Di conseguenza, il peso di un singolo voto può variare: ad esempio, gli stati meno popolosi, come il Wyoming, hanno un numero di voti elettorali sproporzionato rispetto al loro numero di abitanti, mentre stati come la California e il Texas, molto popolosi, finiscono per avere meno rappresentanza elettorale per abitante. Questo meccanismo è spesso oggetto di dibattito, con alcuni che lo considerano obsoleto o antidemocratico.
Gli Stati chiave e la strategia elettorale
Per via del sistema “winner-takes-all”, la maggior parte dei candidati concentra le proprie risorse negli stati “in bilico” (swing states), quelli che storicamente hanno alternato il voto tra partiti diversi e che, per via della loro alta densità di voti elettorali, possono determinare l’esito delle elezioni. Tra questi, gli stati della Florida, della Pennsylvania, del Michigan e dell’Arizona ricoprono un ruolo fondamentale, poiché la loro scelta può decidere le sorti della campagna elettorale.

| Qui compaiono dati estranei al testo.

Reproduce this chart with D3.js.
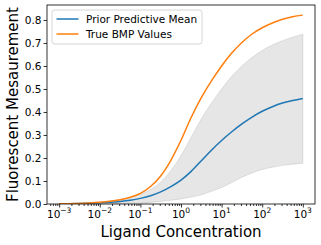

Il sistema elettorale americano, quindi, non richiede necessariamente di vincere in tutti gli stati, ma di conquistare strategicamente quelli che possono garantire il raggiungimento dei fatidici 270 voti.
Critiche e proposte di riforma
Negli ultimi decenni, la struttura del Collegio Elettorale è stata oggetto di critiche crescenti. I sostenitori di una riforma sostengono che il sistema attuale dia troppo potere agli stati più piccoli e permetta che il presidente venga eletto senza un reale consenso popolare. Alcune proposte mirano ad adottare un sistema di voto popolare diretto, ma un simile cambiamento richiederebbe un emendamento costituzionale, un processo complesso che necessiterebbe il consenso di almeno due terzi del Congresso e di tre quarti degli stati.
Un’alternativa potrebbe essere il cosiddetto “National Popular Vote Interstate Compact” (NPVIC), un accordo tra stati che si impegnano ad attribuire i propri voti elettorali al candidato che ottiene la maggioranza dei voti popolari nazionali. Attualmente, alcuni stati hanno aderito a questo patto, ma non si è ancora raggiunto il numero necessario per renderlo effettivo.
Il sistema elettorale americano rappresenta un’interessante sintesi di storia, tradizione e complessità istituzionale. Sebbene imperfetto, è radicato profondamente nel tessuto politico degli Stati Uniti. Le elezioni presidenziali americane non sono solo un’occasione per scegliere un leader, ma un evento che riflette il continuo dibattito su cosa significhi rappresentare veramente una nazione così vasta e diversificata.
Tra sostenitori della riforma e difensori della tradizione, il Collegio Elettorale continua a essere un simbolo della democrazia americana: un sistema che cerca, non senza difficoltà, di dare voce a tutti, dagli stati più piccoli ai colossi della popolazione come la California. E mentre il mondo osserva, il popolo americano si prepara ancora una volta a fare la propria scelta.